▸ **EXERCISE BRIEF**
Skip all pictures, then copy the lines from the start of the data through the line with "plt.rcParams['font.family'] = ['Liberation", keeping both ends.

▸ **DATASET EXTRACT**
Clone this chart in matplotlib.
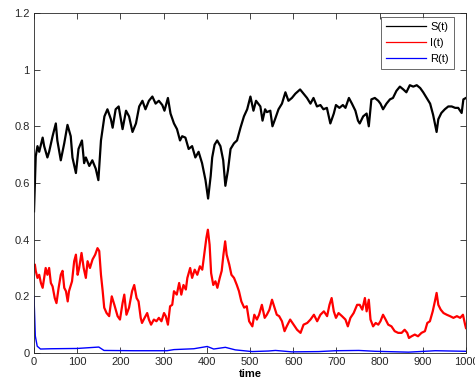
import matplotlib
matplotlib.use('Agg')
import matplotlib.pyplot as plt
from matplotlib.lines import Line2D

plt.rcParams['font.family'] = ['Liberation Sans', 'DejaVu Sans']

# S(t)
s_t = [0, 4, 8, 12, 20, 23.5, 31, 35, 43, 50.5, 54, 62, 70, 77.5, 85, 89, 97, 103, 111, 116,
       120, 128, 135, 143, 149, 155, 163, 170, 178, 182, 189, 196, 201, 205, 213, 220, 228, 236,
       243.5, 251, 258, 266, 274, 281.5, 289, 297, 302, 310, 316, 324, 331, 338, 343, 350.5,
       358, 366, 373.5, 381, 389, 397, 403, 409, 412.5, 418, 424, 431.5, 438, 443, 449, 455,
       463, 470, 478, 486, 493.5, 501, 508, 514, 524, 529, 535, 539, 547, 552, 558, 566, 574,
       582, 589, 597, 605, 616, 624, 632, 640, 647, 655, 663, 670, 678, 686, 694, 699, 707,
       715, 721, 729, 736, 744, 750, 754, 762, 770, 775, 781, 789, 797, 802, 808, 816, 824,
       831, 839, 847, 855, 862, 870, 878, 886, 894, 901, 909, 917, 924, 932, 936, 943, 951,
       959, 967, 975, 982, 990, 994, 1000]
s_v = [0.50, 0.694, 0.73, 0.71, 0.76, 0.73, 0.69, 0.71, 0.765, 0.81, 0.75, 0.68, 0.74, 0.805,
       0.765, 0.69, 0.635, 0.72, 0.75, 0.67, 0.69, 0.66, 0.68, 0.65, 0.61, 0.75, 0.835, 0.86,
       0.825, 0.795, 0.86, 0.87, 0.825, 0.79, 0.855, 0.835, 0.78, 0.81, 0.87, 0.89, 0.86, 0.89,
       0.905, 0.88, 0.89, 0.875, 0.855, 0.90, 0.845, 0.81, 0.79, 0.75, 0.765, 0.76, 0.72, 0.73,
       0.69, 0.71, 0.67, 0.61, 0.545, 0.625, 0.69, 0.735, 0.75, 0.73, 0.68, 0.59, 0.645, 0.72,
       0.74, 0.75, 0.795, 0.835, 0.86, 0.905, 0.855, 0.89, 0.87, 0.82, 0.86, 0.85, 0.855, 0.80,
       0.825, 0.86, 0.88, 0.92, 0.89, 0.90, 0.915, 0.93, 0.915, 0.90, 0.88, 0.90, 0.87, 0.875,
       0.86, 0.865, 0.81, 0.845, 0.875, 0.865, 0.875, 0.865, 0.90, 0.88, 0.855, 0.82, 0.81,
       0.835, 0.845, 0.80, 0.895, 0.90, 0.89, 0.88, 0.86, 0.88, 0.895, 0.90, 0.925, 0.94, 0.93,
       0.92, 0.945, 0.94, 0.945, 0.935, 0.92, 0.90, 0.88, 0.84, 0.78, 0.825, 0.847, 0.86, 0.87,
       0.87, 0.865, 0.865, 0.847, 0.895, 0.90]

# I(t)
i_t = [0, 2, 4, 8, 12, 16, 20, 23.5, 27, 31, 35, 39, 43, 48, 52, 57, 62, 66, 70, 74, 78, 81,
       88, 93, 97, 101, 104.5, 110, 115, 120, 124, 129.5, 135.5, 141.6, 147, 151, 155, 159,
       162.5, 168, 174, 180, 186, 193.5, 199, 205, 209, 214, 220, 227, 232, 237.5, 242, 247,
       250, 256, 262, 266, 271, 277.5, 283.5, 289, 295, 301, 305, 310, 315, 320, 324, 330.5,
       336, 341, 346, 351.5, 355, 361.5, 366, 372, 378, 384, 389.5, 393.5, 399, 402.5, 406.5,
       410, 415, 420, 424.5, 430, 434.5, 438.5, 442.5, 446, 452, 457, 463, 469.5, 474.5, 480,
       486.5, 492.5, 498, 505.5, 510, 516, 521, 527.5, 534, 539, 545, 551, 557, 562, 567.5,
       574, 580, 585, 593, 601, 609, 617, 624, 632.5, 640, 648, 655.5, 663, 671, 678.5, 684,
       689, 694, 699, 705, 713, 721, 726.5, 732.5, 740, 748, 754, 760, 766, 770, 775, 779, 785,
       791, 797, 802, 808, 814, 820, 827.5, 835, 843, 851, 858, 864, 868, 874, 881.5, 889, 897,
       905, 910.5, 916.5, 923, 928, 932, 936, 941.5, 948, 955.5, 963, 971, 979, 986.5, 993,
       998, 1000]
i_v = [0.31, 0.312, 0.29, 0.265, 0.276, 0.247, 0.23, 0.265, 0.30, 0.276, 0.30, 0.247, 0.235,
       0.194, 0.176, 0.23, 0.276, 0.29, 0.23, 0.218, 0.182, 0.218, 0.253, 0.324, 0.347, 0.276,
       0.30, 0.353, 0.30, 0.265, 0.324, 0.30, 0.33, 0.347, 0.37, 0.36, 0.276, 0.218, 0.16,
       0.141, 0.13, 0.20, 0.17, 0.13, 0.118, 0.176, 0.206, 0.135, 0.16, 0.218, 0.24, 0.194,
       0.182, 0.124, 0.106, 0.124, 0.141, 0.118, 0.10, 0.118, 0.112, 0.124, 0.112, 0.141, 0.13,
       0.10, 0.165, 0.17, 0.218, 0.206, 0.247, 0.206, 0.24, 0.224, 0.265, 0.30, 0.265, 0.294,
       0.276, 0.306, 0.294, 0.341, 0.406, 0.435, 0.382, 0.282, 0.24, 0.253, 0.23, 0.265, 0.29,
       0.347, 0.394, 0.347, 0.312, 0.276, 0.265, 0.24, 0.218, 0.182, 0.16, 0.165, 0.112, 0.094,
       0.135, 0.118, 0.135, 0.17, 0.124, 0.135, 0.153, 0.188, 0.159, 0.135, 0.13, 0.112, 0.077,
       0.094, 0.118, 0.10, 0.082, 0.071, 0.10, 0.106, 0.118, 0.135, 0.112, 0.135, 0.147, 0.13,
       0.17, 0.194, 0.147, 0.124, 0.141, 0.13, 0.118, 0.094, 0.124, 0.141, 0.17, 0.17, 0.153,
       0.194, 0.147, 0.188, 0.118, 0.094, 0.106, 0.10, 0.112, 0.135, 0.118, 0.10, 0.094, 0.077,
       0.071, 0.071, 0.082, 0.071, 0.053, 0.059, 0.065, 0.059, 0.071, 0.077, 0.106, 0.112,
       0.147, 0.182, 0.212, 0.17, 0.153, 0.141, 0.135, 0.13, 0.124, 0.13, 0.124, 0.135, 0.10,
       0.088]

# R(t)
r_t = [0, 3, 7.4, 15, 40, 100, 150, 162, 230, 308, 324, 370, 401, 416, 443, 466, 505, 543,
       559, 597, 659, 698, 752, 790, 867, 929, 1000]
r_v = [0.20, 0.06, 0.024, 0.014, 0.015, 0.016, 0.021, 0.009, 0.008, 0.008, 0.012, 0.015,
       0.023, 0.014, 0.02, 0.011, 0.005, 0.007, 0.009, 0.004, 0.005, 0.008, 0.009, 0.006,
       0.003, 0.008, 0.006]

fig = plt.figure(figsize=(4.75, 3.92), dpi=100)
ax = fig.add_axes([0.0716, 0.0995, 0.9094, 0.8675])

ax.plot(s_t, s_v, color='black', lw=1.6)
ax.plot(i_t, i_v, color='red', lw=1.6)
ax.plot(r_t, r_v, color='blue', lw=1.0)

ax.set_xlim(0, 1000)
ax.set_ylim(0, 1.2)
ax.set_xticks(range(0, 1001, 100))
ax.set_yticks([0, 0.2, 0.4, 0.6, 0.8, 1.0, 1.2])
ax.set_yticklabels(['0', '0.2', '0.4', '0.6', '0.8', '1', '1.2'])
ax.tick_params(direction='in', top=True, right=True, labelsize=8, colors='#262626',
               length=4, width=0.6, pad=3)
for sp in ax.spines.values():
    sp.set_color('#262626')
    sp.set_linewidth(0.6)
ax.set_xlabel('time', fontsize=8, fontweight='bold', labelpad=1)

handles = [Line2D([], [], color='black', lw=0.9),
           Line2D([], [], color='red', lw=0.9),
           Line2D([], [], color='blue', lw=0.9)]
leg = ax.legend(handles, ['S(t)', 'I(t)', 'R(t)'], loc='upper right',
                bbox_to_anchor=(0.972, 0.989), borderaxespad=0, fontsize=8,
                fancybox=False, edgecolor='#262626', handlelength=3.6, handletextpad=0.35,
                borderpad=0.45, labelspacing=0.55)
leg.get_frame().set_linewidth(0.6)

fig.savefig('out.png', dpi=100)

▸ **WORKED ANSWER**
Clone this chart in matplotlib.
import matplotlib
matplotlib.use('Agg')
import matplotlib.pyplot as plt
from matplotlib.lines import Line2D

plt.rcParams['font.family'] = ['Liberation Sans', 'DejaVu Sans']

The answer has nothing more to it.